If it seems that potholes appeared out of nowhere, you’re not imagining things.
Heavy rain that coated area roads with ice earlier this week brought more than flooding and power failures. Streets have begun their seasonal crumble just in time for early winter.
“That whole cycle is starting earlier this year,” said Erie County Public Works Commissioner John Loffredo. “And we are seeing the usual results – potholes – especially in areas that we recently patched.”
A swing in temperatures over just a few days loosened up pothole patches throughout the region. That means road crews have swung back into pothole action between the typical winter work of salting and plowing.
In Buffalo, officials with the Public Works Department started talking about potholes Sunday, as rain coated areas of the city with ice. While potholes typically emerge during the freeze-thaw cycles in late winter and early spring, they will happen any time temperatures fluctuate.
“There’s really no season,” Commissioner Steven Stepniak said. “It’s all based on what weather conditions occur at this time. You could have this happen in January or February. If it gets warm enough, everything opens up.”
Conditions have been nearly pothole-perfect over the last 10 days, as temperatures hit 5 degrees Dec. 17 and then climbed to 52 degrees four days later, according to the National Weather Service in Buffalo. Water that seeps into roads and then freezes and thaws can create cracks and pop out patches of pavement.
“The best thing that can happen to us is the ground freezes and stays frozen,” said David Kinney, public works director in the City of Niagara Falls. “Rain, that’s our arch-enemy this time of year.”
Buffalo crews have been responding to pothole complaints through the city’s 311 system for several days, Stepniak said.
Plants that produce hot asphalt are closed for the season, so crews across the region must make do with cold patch – a sticky filler that is tamped down into the holes as a temporary fix until spring. But that material can also be scraped up when snowplows clear roads.
“We’re our own worst enemy because we’re sweeping it right away,” Kinney said. “We’re plowing it right off.”

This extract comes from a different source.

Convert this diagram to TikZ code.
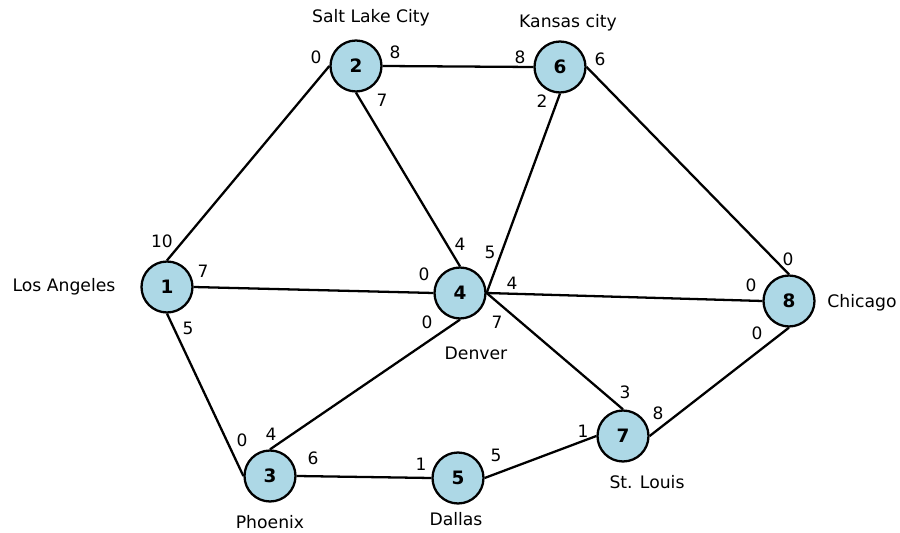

Kinney said his forestry crew responded to dozens of calls for fallen and broken tree limbs after the ice storm Sunday, and road crews began patching potholes shortly after that. Later in the spring, workers in Niagara Falls will use what is known as an asphalt zipper machine to cut out and replace portions of pothole-riddled streets. But the best fix, he said, is to simply resurface a street.
“We’re making progress,” Kinney said. “The only way to fix a pothole right is to pave the street.”

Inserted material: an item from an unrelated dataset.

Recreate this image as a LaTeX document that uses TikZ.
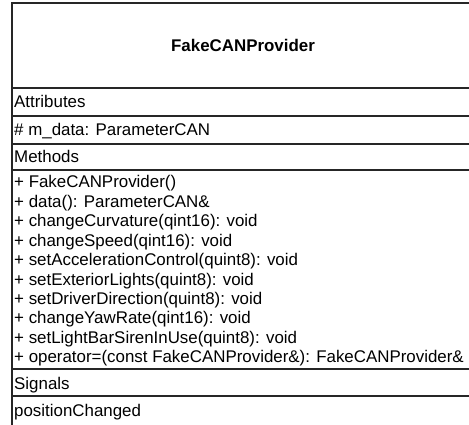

That’s what the state Department of Transportation is planning for Route 33 in Buffalo. Over the summer, the state resurfaced the Kensington Expressway from the Elm-Oak arterial to Harlem Road, and it recently accepted bids for a second project to mill and pave the remaining portion of the highway in 2014.
The department urges drivers to report potholes on state highways through its (800) pothole line.
“Every time there’s a freeze-thaw, there’s going to be some places potholes will form when the situation is just right,” said Ramsey Kahi, a regional planning engineer for the state Department of Transportation. “The key for us is to know where they are.”